_Given problem_
Beneath this line are entries. Copy the range from the line with "Output the Python" to the line with "fig = go.Figure()", ends included, exactly; leave pictures out.

_Dataset excerpts_
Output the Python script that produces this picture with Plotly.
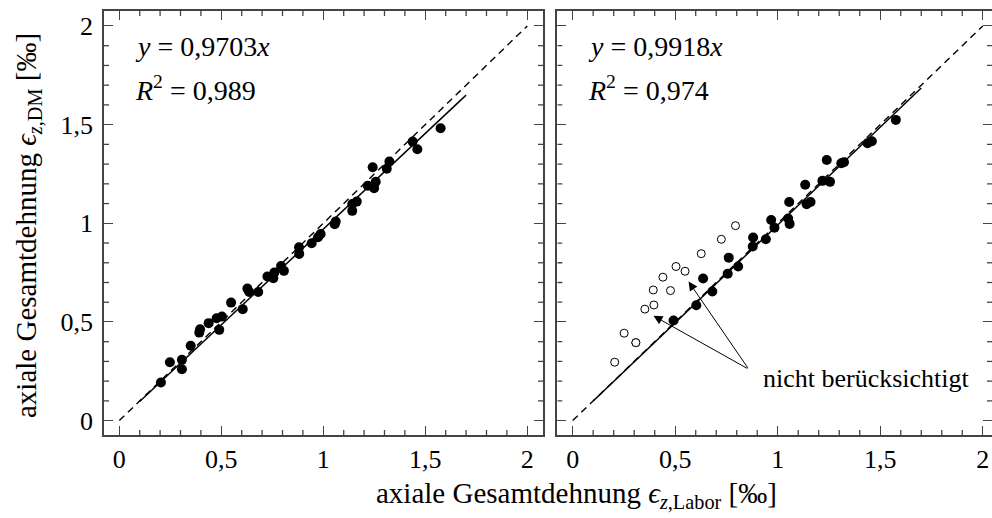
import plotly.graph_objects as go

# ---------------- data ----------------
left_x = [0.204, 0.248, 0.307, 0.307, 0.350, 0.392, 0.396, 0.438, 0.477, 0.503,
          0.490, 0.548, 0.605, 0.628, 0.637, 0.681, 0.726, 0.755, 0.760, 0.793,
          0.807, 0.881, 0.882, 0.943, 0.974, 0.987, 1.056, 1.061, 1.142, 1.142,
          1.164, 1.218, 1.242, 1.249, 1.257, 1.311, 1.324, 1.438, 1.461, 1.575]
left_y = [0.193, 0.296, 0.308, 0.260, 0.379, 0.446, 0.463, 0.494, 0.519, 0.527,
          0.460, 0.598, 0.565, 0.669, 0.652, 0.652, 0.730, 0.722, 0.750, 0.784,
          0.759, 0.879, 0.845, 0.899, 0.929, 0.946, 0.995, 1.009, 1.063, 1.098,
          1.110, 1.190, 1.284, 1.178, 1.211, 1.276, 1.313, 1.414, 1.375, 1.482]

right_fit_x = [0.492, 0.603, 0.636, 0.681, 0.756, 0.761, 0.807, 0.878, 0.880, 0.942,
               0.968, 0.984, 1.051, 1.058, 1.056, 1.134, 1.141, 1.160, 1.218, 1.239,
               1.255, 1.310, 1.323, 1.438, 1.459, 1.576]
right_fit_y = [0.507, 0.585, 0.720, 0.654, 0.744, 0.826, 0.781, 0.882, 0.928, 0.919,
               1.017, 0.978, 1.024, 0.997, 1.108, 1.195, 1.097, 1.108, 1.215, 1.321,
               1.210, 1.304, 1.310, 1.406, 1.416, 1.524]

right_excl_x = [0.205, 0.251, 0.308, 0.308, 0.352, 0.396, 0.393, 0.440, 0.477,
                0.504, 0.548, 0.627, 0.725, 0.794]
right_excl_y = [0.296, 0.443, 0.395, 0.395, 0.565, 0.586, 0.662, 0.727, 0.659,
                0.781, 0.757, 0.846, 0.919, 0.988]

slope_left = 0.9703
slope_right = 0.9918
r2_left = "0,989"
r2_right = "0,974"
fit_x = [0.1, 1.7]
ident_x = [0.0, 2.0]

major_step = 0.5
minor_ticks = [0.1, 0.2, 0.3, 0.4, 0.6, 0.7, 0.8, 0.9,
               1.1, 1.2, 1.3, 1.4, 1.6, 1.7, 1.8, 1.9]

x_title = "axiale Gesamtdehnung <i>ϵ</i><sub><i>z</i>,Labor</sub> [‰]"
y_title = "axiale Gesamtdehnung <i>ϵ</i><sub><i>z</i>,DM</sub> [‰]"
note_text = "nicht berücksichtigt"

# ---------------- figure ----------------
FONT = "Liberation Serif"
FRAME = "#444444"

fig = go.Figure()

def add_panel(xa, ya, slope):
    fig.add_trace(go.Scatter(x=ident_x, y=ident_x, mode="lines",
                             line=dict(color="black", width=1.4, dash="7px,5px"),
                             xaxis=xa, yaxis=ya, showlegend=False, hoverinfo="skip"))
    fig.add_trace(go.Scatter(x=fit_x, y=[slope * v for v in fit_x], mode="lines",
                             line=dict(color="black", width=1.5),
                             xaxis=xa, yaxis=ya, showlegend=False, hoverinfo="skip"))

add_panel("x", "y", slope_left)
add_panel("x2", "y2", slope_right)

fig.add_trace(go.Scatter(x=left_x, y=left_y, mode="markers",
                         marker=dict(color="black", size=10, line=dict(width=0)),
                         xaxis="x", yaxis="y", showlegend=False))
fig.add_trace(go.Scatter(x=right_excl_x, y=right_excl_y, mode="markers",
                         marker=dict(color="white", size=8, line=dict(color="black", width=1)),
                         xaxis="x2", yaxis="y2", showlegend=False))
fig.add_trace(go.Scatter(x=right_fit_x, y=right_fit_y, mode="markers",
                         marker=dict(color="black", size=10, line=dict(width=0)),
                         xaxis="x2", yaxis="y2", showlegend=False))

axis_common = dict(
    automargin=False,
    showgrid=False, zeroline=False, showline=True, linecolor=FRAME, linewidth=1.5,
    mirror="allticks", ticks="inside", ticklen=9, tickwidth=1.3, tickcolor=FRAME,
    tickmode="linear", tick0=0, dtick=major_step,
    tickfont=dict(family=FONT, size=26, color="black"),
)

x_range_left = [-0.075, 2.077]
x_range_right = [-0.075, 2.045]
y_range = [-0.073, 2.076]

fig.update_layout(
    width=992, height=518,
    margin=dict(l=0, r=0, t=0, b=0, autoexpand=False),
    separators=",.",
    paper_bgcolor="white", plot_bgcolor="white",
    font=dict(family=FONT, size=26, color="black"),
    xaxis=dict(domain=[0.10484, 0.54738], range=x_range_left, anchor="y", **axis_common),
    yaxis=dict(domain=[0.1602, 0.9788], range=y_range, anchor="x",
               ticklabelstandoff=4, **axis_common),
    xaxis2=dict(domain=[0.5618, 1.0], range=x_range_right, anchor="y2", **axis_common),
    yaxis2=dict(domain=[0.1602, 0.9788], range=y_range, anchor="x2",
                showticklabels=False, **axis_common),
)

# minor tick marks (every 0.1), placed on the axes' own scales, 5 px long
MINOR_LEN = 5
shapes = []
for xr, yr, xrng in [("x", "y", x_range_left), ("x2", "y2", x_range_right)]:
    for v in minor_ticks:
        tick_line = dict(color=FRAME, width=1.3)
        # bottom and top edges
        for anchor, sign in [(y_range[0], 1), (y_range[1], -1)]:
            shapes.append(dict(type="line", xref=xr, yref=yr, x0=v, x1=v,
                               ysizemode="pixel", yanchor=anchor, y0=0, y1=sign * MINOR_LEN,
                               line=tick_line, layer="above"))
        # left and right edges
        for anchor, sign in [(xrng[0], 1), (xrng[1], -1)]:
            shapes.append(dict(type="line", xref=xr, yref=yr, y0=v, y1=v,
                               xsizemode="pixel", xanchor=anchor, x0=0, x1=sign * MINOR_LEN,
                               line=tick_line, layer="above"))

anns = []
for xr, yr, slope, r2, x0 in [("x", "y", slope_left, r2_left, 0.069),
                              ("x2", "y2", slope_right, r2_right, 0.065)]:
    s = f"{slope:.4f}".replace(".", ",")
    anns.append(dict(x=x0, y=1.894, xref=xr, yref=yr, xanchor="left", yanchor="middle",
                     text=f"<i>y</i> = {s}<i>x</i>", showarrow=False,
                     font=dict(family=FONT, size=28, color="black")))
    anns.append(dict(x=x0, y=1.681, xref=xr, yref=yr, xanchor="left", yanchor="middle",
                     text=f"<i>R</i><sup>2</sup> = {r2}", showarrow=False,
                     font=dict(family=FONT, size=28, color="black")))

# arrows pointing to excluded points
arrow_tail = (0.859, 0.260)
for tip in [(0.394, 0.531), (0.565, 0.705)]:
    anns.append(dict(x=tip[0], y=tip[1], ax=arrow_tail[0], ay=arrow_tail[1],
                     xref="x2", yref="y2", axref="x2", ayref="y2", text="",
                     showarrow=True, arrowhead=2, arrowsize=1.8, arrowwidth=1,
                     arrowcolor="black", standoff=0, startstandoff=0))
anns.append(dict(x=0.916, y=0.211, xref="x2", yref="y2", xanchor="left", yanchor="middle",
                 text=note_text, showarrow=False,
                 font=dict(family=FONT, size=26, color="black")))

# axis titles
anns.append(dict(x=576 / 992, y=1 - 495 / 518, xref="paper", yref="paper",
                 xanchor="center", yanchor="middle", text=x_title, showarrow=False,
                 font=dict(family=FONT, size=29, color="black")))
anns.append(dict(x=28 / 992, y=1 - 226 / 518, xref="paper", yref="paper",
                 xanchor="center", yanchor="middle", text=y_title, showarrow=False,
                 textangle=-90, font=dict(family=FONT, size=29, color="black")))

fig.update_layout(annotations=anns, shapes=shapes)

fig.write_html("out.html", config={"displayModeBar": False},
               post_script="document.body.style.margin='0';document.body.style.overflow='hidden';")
* * *
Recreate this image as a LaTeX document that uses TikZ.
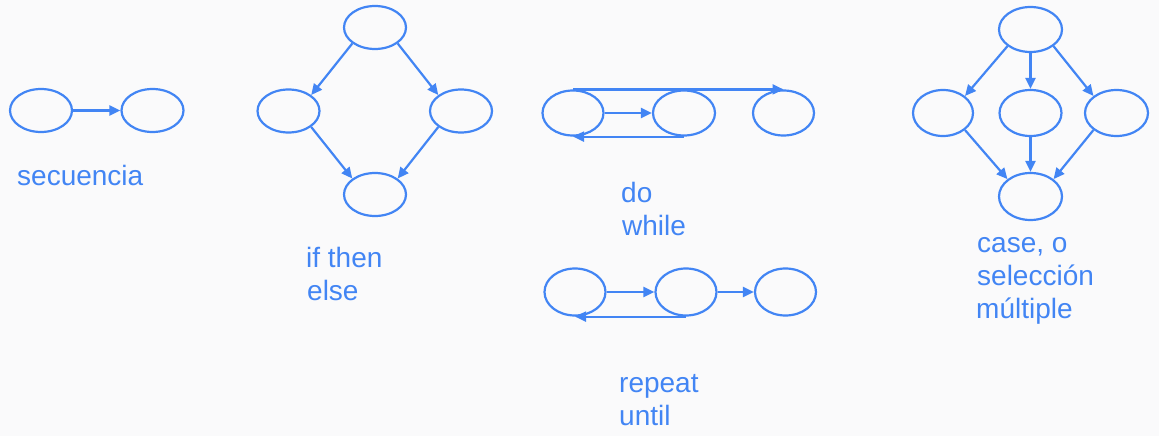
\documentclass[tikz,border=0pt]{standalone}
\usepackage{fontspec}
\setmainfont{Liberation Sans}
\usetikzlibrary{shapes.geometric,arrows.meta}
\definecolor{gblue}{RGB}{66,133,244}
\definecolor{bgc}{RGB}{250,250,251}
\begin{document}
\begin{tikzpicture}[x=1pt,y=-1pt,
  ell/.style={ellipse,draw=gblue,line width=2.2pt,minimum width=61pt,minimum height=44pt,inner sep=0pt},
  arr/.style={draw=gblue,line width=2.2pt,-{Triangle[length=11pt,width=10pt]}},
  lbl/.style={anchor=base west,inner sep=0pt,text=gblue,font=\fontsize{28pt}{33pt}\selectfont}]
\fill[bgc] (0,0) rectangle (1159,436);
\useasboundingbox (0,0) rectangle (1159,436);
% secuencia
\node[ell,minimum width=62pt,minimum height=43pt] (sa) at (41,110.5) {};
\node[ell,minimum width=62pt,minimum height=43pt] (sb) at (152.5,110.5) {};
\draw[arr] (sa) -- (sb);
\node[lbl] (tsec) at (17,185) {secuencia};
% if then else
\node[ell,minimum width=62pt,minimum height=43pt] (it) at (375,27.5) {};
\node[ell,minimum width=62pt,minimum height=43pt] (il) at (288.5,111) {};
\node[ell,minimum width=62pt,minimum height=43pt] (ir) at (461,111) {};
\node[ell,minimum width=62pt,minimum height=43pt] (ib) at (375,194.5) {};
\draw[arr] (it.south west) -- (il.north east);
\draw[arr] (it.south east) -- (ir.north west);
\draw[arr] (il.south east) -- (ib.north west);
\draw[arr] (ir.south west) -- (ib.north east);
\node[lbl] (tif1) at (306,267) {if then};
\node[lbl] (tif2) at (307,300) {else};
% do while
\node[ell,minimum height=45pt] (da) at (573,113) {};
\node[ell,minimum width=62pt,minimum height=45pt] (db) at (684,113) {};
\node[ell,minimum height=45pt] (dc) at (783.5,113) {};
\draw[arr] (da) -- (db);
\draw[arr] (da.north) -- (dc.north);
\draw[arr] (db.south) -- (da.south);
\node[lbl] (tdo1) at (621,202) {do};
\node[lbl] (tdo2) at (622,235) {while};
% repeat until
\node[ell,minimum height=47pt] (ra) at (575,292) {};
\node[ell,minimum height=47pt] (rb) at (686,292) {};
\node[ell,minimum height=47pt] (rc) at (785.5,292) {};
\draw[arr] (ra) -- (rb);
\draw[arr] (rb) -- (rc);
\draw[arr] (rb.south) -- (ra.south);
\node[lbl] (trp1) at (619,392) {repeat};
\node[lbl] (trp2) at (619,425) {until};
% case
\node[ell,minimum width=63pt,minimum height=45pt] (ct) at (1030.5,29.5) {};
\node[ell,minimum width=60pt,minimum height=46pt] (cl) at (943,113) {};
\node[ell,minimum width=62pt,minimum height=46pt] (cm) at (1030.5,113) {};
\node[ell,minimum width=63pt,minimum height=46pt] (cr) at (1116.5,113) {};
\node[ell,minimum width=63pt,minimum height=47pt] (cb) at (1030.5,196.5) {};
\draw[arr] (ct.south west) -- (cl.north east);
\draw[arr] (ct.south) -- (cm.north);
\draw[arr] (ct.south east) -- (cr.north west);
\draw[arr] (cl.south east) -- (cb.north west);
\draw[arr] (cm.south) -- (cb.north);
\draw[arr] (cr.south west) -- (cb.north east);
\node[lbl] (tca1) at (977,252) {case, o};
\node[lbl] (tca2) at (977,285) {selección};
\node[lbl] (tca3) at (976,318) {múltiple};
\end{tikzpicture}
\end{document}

_Worked solution_
Output the Python script that produces this picture with Plotly.
import plotly.graph_objects as go

# ---------------- data ----------------
left_x = [0.204, 0.248, 0.307, 0.307, 0.350, 0.392, 0.396, 0.438, 0.477, 0.503,
          0.490, 0.548, 0.605, 0.628, 0.637, 0.681, 0.726, 0.755, 0.760, 0.793,
          0.807, 0.881, 0.882, 0.943, 0.974, 0.987, 1.056, 1.061, 1.142, 1.142,
          1.164, 1.218, 1.242, 1.249, 1.257, 1.311, 1.324, 1.438, 1.461, 1.575]
left_y = [0.193, 0.296, 0.308, 0.260, 0.379, 0.446, 0.463, 0.494, 0.519, 0.527,
          0.460, 0.598, 0.565, 0.669, 0.652, 0.652, 0.730, 0.722, 0.750, 0.784,
          0.759, 0.879, 0.845, 0.899, 0.929, 0.946, 0.995, 1.009, 1.063, 1.098,
          1.110, 1.190, 1.284, 1.178, 1.211, 1.276, 1.313, 1.414, 1.375, 1.482]

right_fit_x = [0.492, 0.603, 0.636, 0.681, 0.756, 0.761, 0.807, 0.878, 0.880, 0.942,
               0.968, 0.984, 1.051, 1.058, 1.056, 1.134, 1.141, 1.160, 1.218, 1.239,
               1.255, 1.310, 1.323, 1.438, 1.459, 1.576]
right_fit_y = [0.507, 0.585, 0.720, 0.654, 0.744, 0.826, 0.781, 0.882, 0.928, 0.919,
               1.017, 0.978, 1.024, 0.997, 1.108, 1.195, 1.097, 1.108, 1.215, 1.321,
               1.210, 1.304, 1.310, 1.406, 1.416, 1.524]

right_excl_x = [0.205, 0.251, 0.308, 0.308, 0.352, 0.396, 0.393, 0.440, 0.477,
                0.504, 0.548, 0.627, 0.725, 0.794]
right_excl_y = [0.296, 0.443, 0.395, 0.395, 0.565, 0.586, 0.662, 0.727, 0.659,
                0.781, 0.757, 0.846, 0.919, 0.988]

slope_left = 0.9703
slope_right = 0.9918
r2_left = "0,989"
r2_right = "0,974"
fit_x = [0.1, 1.7]
ident_x = [0.0, 2.0]

major_step = 0.5
minor_ticks = [0.1, 0.2, 0.3, 0.4, 0.6, 0.7, 0.8, 0.9,
               1.1, 1.2, 1.3, 1.4, 1.6, 1.7, 1.8, 1.9]

x_title = "axiale Gesamtdehnung <i>ϵ</i><sub><i>z</i>,Labor</sub> [‰]"
y_title = "axiale Gesamtdehnung <i>ϵ</i><sub><i>z</i>,DM</sub> [‰]"
note_text = "nicht berücksichtigt"

# ---------------- figure ----------------
FONT = "Liberation Serif"
FRAME = "#444444"

fig = go.Figure()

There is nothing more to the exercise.